- [Job]
Keep pictures out. Copy exactly the lines from the one containing "Write the matplotlib code for this chart." to the one containing "red = '#e02424'", endpoints included.

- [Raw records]
====

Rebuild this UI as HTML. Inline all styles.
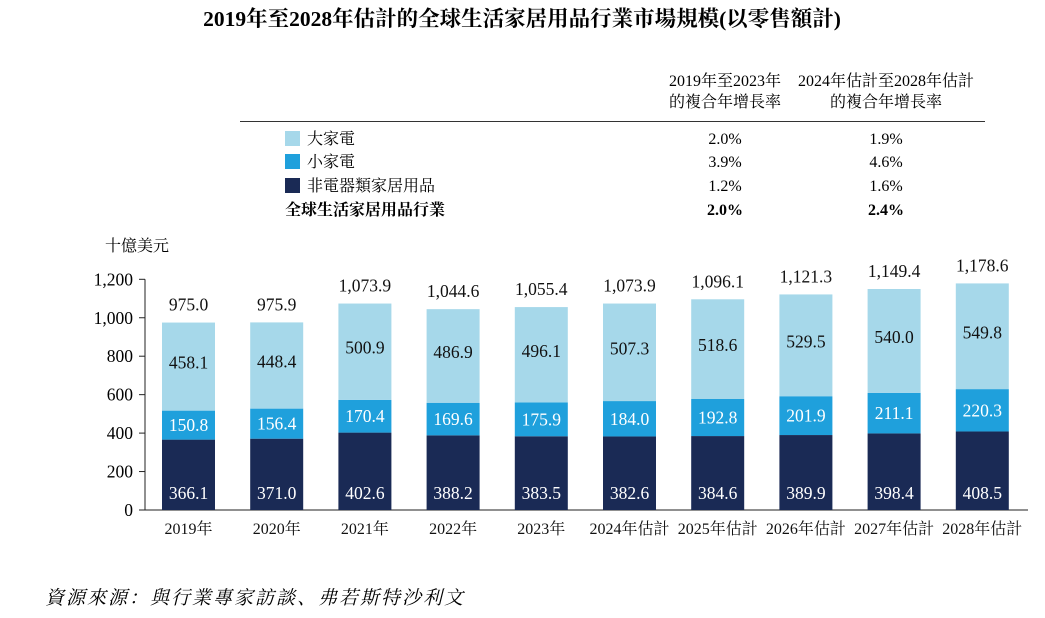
<!DOCTYPE html>
<html><head><meta charset="utf-8"><style>
body{margin:0;background:#fff;width:1045px;height:613px;overflow:hidden;font-family:"Liberation Serif","Noto Serif CJK SC","Noto Sans CJK TC",serif;color:#111}
svg text{font-family:"Liberation Serif","Noto Serif CJK SC","Noto Sans CJK TC",serif}
</style></head><body>
<svg id="chart" width="1045" height="613">
<text x="522" y="26" text-anchor="middle" font-size="21.5" font-weight="bold">2019年至2028年估計的全球生活家居用品行業市場規模(以零售額計)</text>
<g font-size="16">
<text x="725" y="86" text-anchor="middle">2019年至2023年</text>
<text x="725" y="107" text-anchor="middle">的複合年增長率</text>
<text x="886" y="86" text-anchor="middle">2024年估計至2028年估計</text>
<text x="886" y="107" text-anchor="middle">的複合年增長率</text>
<line x1="240" y1="121.5" x2="985" y2="121.5" stroke="#333" stroke-width="1"/>
<rect x="285" y="131" width="15" height="15" fill="#a6d8ea"/>
<text x="307" y="144">大家電</text>
<text x="725" y="144" text-anchor="middle">2.0%</text><text x="886" y="144" text-anchor="middle">1.9%</text>
<rect x="285" y="154" width="15" height="15" fill="#1fa0dc"/>
<text x="307" y="167">小家電</text>
<text x="725" y="167" text-anchor="middle">3.9%</text><text x="886" y="167" text-anchor="middle">4.6%</text>
<rect x="285" y="178" width="15" height="15" fill="#1a2a55"/>
<text x="307" y="191">非電器類家居用品</text>
<text x="725" y="191" text-anchor="middle">1.2%</text><text x="886" y="191" text-anchor="middle">1.6%</text>
<text x="285" y="215" font-weight="bold">全球生活家居用品行業</text>
<text x="725" y="215" text-anchor="middle" font-weight="bold">2.0%</text><text x="886" y="215" text-anchor="middle" font-weight="bold">2.4%</text>
</g>
<text x="105" y="251" font-size="16">十億美元</text>
<g id="plot"></g>
<text x="45" y="604" font-size="19" font-style="italic" letter-spacing="2">資源來源：與行業專家訪談、弗若斯特沙利文</text>
</svg>
<script>
const categories=["2019年","2020年","2021年","2022年","2023年","2024年估計","2025年估計","2026年估計","2027年估計","2028年估計"];
const nonElectrical=[366.1,371.0,402.6,388.2,383.5,382.6,384.6,389.9,398.4,408.5];
const smallAppliances=[150.8,156.4,170.4,169.6,175.9,184.0,192.8,201.9,211.1,220.3];
const largeAppliances=[458.1,448.4,500.9,486.9,496.1,507.3,518.6,529.5,540.0,549.8];
const totals=[975.0,975.9,1073.9,1044.6,1055.4,1073.9,1096.1,1121.3,1149.4,1178.6];
const yTicks=[0,200,400,600,800,1000,1200];
const NS="http://www.w3.org/2000/svg";
const g=document.getElementById('plot');
const x0=145,y0=510,yTop=279.3,yMax=1200,step=88.2,barW=53,first=162;
const y=v=>y0-(v/yMax)*(y0-yTop);
const bx=i=>first+i*step;
function mk(t,a){const e=document.createElementNS(NS,t);for(const k in a)e.setAttribute(k,a[k]);g.appendChild(e);return e;}
const fmt=v=>v.toLocaleString('en-US',{minimumFractionDigits:1,maximumFractionDigits:1});
let ax=mk('line',{x1:x0,y1:yTop,x2:x0,y2:y0,stroke:'#222'});


let bl=mk('line',{x1:x0-6,y1:y0,x2:1028,y2:y0,stroke:'#222'});


yTicks.forEach(v=>{
  let t=mk('line',{x1:x0-6,y1:y(v),x2:x0,y2:y(v),stroke:'#222'});
  
  
  let l=mk('text',{x:133,y:y(v)+6,'text-anchor':'end','font-size':17.5});
  l.textContent=v.toLocaleString('en-US');
  
  
});
categories.forEach((c,i)=>{
  const x=bx(i),cx=x+barW/2;
  const d=nonElectrical[i],s=smallAppliances[i],l=largeAppliances[i];
  const segs=[[0,d,'#1a2a55','bar-non-electrical'],[d,d+s,'#1fa0dc','bar-small-appliances'],[d+s,d+s+l,'#a6d8ea','bar-large-appliances']];
  segs.forEach(([a,b,col,name])=>{
    let r=mk('rect',{x:x,y:y(b),width:barW,height:y(a)-y(b),fill:col});
    
    
  });
  let t1=mk('text',{x:cx,y:y0-11,'text-anchor':'middle','font-size':17.5,fill:'#fff'});t1.textContent=fmt(d);
  
  
  let t2=mk('text',{x:cx,y:(y(d)+y(d+s))/2+6,'text-anchor':'middle','font-size':17.5,fill:'#fff'});t2.textContent=fmt(s);
  
  
  let t3=mk('text',{x:cx,y:(y(d+s)+y(d+s+l))/2+2,'text-anchor':'middle','font-size':17.5,fill:'#111'});t3.textContent=fmt(l);
  
  
  let t4=mk('text',{x:cx,y:y(totals[i])-12,'text-anchor':'middle','font-size':17.5,fill:'#111'});t4.textContent=fmt(totals[i]);
  
  
  let xl=mk('text',{x:cx,y:534,'text-anchor':'middle','font-size':16,fill:'#111'});xl.textContent=c;
  
  
});
</script>
</body></html>
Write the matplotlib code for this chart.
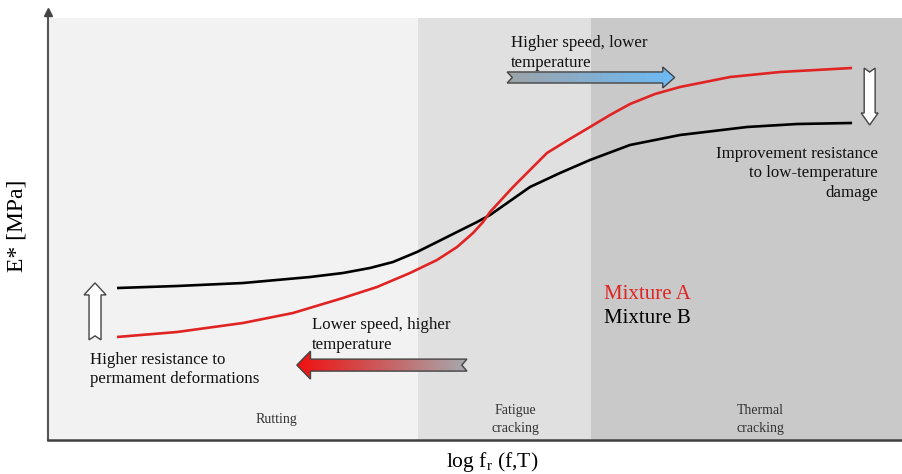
import numpy as np
import matplotlib
matplotlib.use('Agg')
from matplotlib import pyplot as plt
from matplotlib.patches import Polygon

plt.rcParams['font.family'] = ['Liberation Serif', 'DejaVu Serif']

# E* master curves, arbitrary units (x: log reduced frequency, y: modulus)
x_b = [8.07, 15.09, 22.81, 30.64, 34.50, 37.66, 40.35, 43.16, 45.50, 47.84, 50.18,
       51.70, 56.37, 59.88, 63.39, 68.07, 73.92, 81.75, 87.60, 94.04]
y_b = [35.51, 35.98, 36.68, 38.08, 39.02, 40.19, 41.59, 43.93, 46.26, 48.60, 50.93,
       52.57, 59.11, 62.38, 65.42, 68.93, 71.26, 73.13, 73.83, 74.07]

x_a = [8.07, 15.09, 22.81, 28.65, 34.50, 38.48, 42.34, 45.50, 47.84, 49.71, 50.88,
       51.70, 54.39, 56.37, 58.36, 60.82, 63.39, 65.73, 68.07, 70.99, 73.92, 79.77,
       85.61, 94.04]
y_a = [24.07, 25.23, 27.34, 29.67, 33.18, 35.75, 39.02, 42.06, 45.09, 48.36, 50.93,
       53.27, 59.11, 63.08, 67.06, 70.09, 73.13, 75.93, 78.50, 80.84, 82.48, 84.81,
       85.98, 86.92]

# damage zones along the frequency axis
zones = ['Rutting', 'Fatigue\ncracking', 'Thermal\ncracking']
zone_edges = [0, 43.3, 63.5, 100]
zone_colors = ['#f2f2f2', '#e0e0e0', '#c9c9c9']
zone_label_x = [26.7, 54.7, 83.3]

red = '#e02424'

fig = plt.figure(figsize=(9.03, 4.74), dpi=100)
ax = fig.add_axes([48 / 903, 34 / 474, 855 / 903, 428 / 474])
ax.set_xlim(0, 100)
ax.set_ylim(0, 100)

for i in range(3):
    ax.axvspan(zone_edges[i], zone_edges[i + 1], ymin=0, ymax=0.986,
               color=zone_colors[i], lw=0, zorder=0)
    ax.text(zone_label_x[i], 4.9, zones[i],
            ha='center', va='center', fontsize=10, color='#333333',
            linespacing=1.5)

ax.plot(x_b, y_b, color='black', lw=1.9, solid_capstyle='butt',
        solid_joinstyle='round', zorder=3)
ax.plot(x_a, y_a, color=red, lw=1.9, solid_capstyle='butt',
        solid_joinstyle='round', zorder=3)


def arrow(x0, x1, yc, shaft, head, head_len, notch, vertical=False):
    # block arrow from x0 (notched tail) to x1 (tip)
    d = 1 if x1 > x0 else -1
    hb = x1 - d * head_len
    pts = [(x0, yc - shaft), (hb, yc - shaft), (hb, yc - head), (x1, yc),
           (hb, yc + head), (hb, yc + shaft), (x0, yc + shaft), (x0 + d * notch, yc)]
    if vertical:
        pts = [(p[1], p[0]) for p in pts]
    return np.array(pts)


def draw_arrow(pts, c0=None, c1=None):
    poly = Polygon(pts, closed=True, fc='none' if c0 else 'white',
                   ec='#444444', lw=1.0, zorder=5)
    ax.add_patch(poly)
    if c0:
        # horizontal colour ramp, c0 on the left, c1 on the right
        t = np.linspace(0, 1, 256)
        a = np.array(matplotlib.colors.to_rgb(c0))
        b = np.array(matplotlib.colors.to_rgb(c1))
        img = (a[None, :] * (1 - t[:, None]) + b[None, :] * t[:, None])[None, :, :]
        xs, ys = pts[:, 0], pts[:, 1]
        im = ax.imshow(img, extent=[xs.min(), xs.max(), ys.min(), ys.max()],
                       aspect='auto', zorder=4, interpolation='bilinear')
        im.set_clip_path(poly)


# speed/temperature arrows
draw_arrow(arrow(53.7, 73.3, 84.7, 1.29, 2.45, 1.4, 0.6), '#9ea3a7', '#6bbaf7')
draw_arrow(arrow(49.0, 29.1, 17.5, 1.4, 3.27, 1.6, 0.6), '#f01010', '#a4abaf')

# resistance arrows
draw_arrow(arrow(23.4, 36.7, 5.5, 0.70, 1.29, 2.8, 0.93, vertical=True))
draw_arrow(arrow(86.9, 73.6, 96.1, 0.64, 0.99, 2.8, 0.93, vertical=True))

txt = dict(fontsize=12.2, linespacing=1.3, color='#111111')
ax.text(54.1, 94.6, 'Higher speed, lower\ntemperature', ha='left', va='top', **txt)
ax.text(30.9, 28.7, 'Lower speed, higher\ntemperature', ha='left', va='top', **txt)
ax.text(4.9, 20.6, 'Higher resistance to\npermament deformations', ha='left', va='top', **txt)
ax.text(97.1, 68.8, 'Improvement resistance\nto low-temperature\ndamage', ha='right',
        va='top', **txt)

ax.text(65.0, 34.1, 'Mixture A', color=red, ha='left', va='center', fontsize=15)
ax.text(65.0, 28.5, 'Mixture B', color='black', ha='left', va='center', fontsize=15)

for s in ['top', 'right']:
    ax.spines[s].set_visible(False)
ax.spines['left'].set_color('#555555')
ax.spines['left'].set_linewidth(1.5)
ax.spines['bottom'].set_color('#404040')
ax.spines['bottom'].set_linewidth(1.8)
ax.plot([0], [100], marker='^', ms=6, color='#444444', clip_on=False, zorder=6)
ax.set_xticks([])
ax.set_yticks([])

ax.set_xlabel(r'log f$_\mathregular{r}$ (f,T)', fontsize=15.5, va='center')
ax.xaxis.set_label_coords(0.52, -0.052, transform=ax.transAxes)
ax.set_ylabel('E* [MPa]', fontsize=17, va='center', ha='center')
ax.yaxis.set_label_coords(-0.036, 0.5, transform=ax.transAxes)

fig.savefig('out.png', dpi=100)
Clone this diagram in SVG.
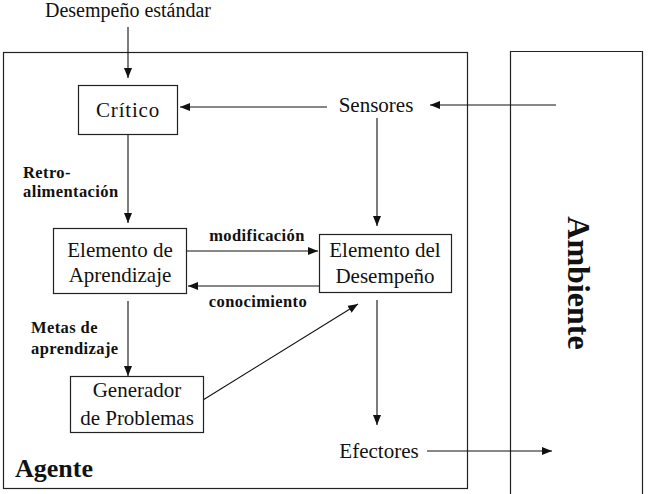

====

- [Output for this exercise]
Write the matplotlib code for this chart.
import numpy as np
import matplotlib
matplotlib.use('Agg')
from matplotlib import pyplot as plt
from matplotlib.patches import Polygon

plt.rcParams['font.family'] = ['Liberation Serif', 'DejaVu Serif']

# E* master curves, arbitrary units (x: log reduced frequency, y: modulus)
x_b = [8.07, 15.09, 22.81, 30.64, 34.50, 37.66, 40.35, 43.16, 45.50, 47.84, 50.18,
       51.70, 56.37, 59.88, 63.39, 68.07, 73.92, 81.75, 87.60, 94.04]
y_b = [35.51, 35.98, 36.68, 38.08, 39.02, 40.19, 41.59, 43.93, 46.26, 48.60, 50.93,
       52.57, 59.11, 62.38, 65.42, 68.93, 71.26, 73.13, 73.83, 74.07]

x_a = [8.07, 15.09, 22.81, 28.65, 34.50, 38.48, 42.34, 45.50, 47.84, 49.71, 50.88,
       51.70, 54.39, 56.37, 58.36, 60.82, 63.39, 65.73, 68.07, 70.99, 73.92, 79.77,
       85.61, 94.04]
y_a = [24.07, 25.23, 27.34, 29.67, 33.18, 35.75, 39.02, 42.06, 45.09, 48.36, 50.93,
       53.27, 59.11, 63.08, 67.06, 70.09, 73.13, 75.93, 78.50, 80.84, 82.48, 84.81,
       85.98, 86.92]

# damage zones along the frequency axis
zones = ['Rutting', 'Fatigue\ncracking', 'Thermal\ncracking']
zone_edges = [0, 43.3, 63.5, 100]
zone_colors = ['#f2f2f2', '#e0e0e0', '#c9c9c9']
zone_label_x = [26.7, 54.7, 83.3]

red = '#e02424'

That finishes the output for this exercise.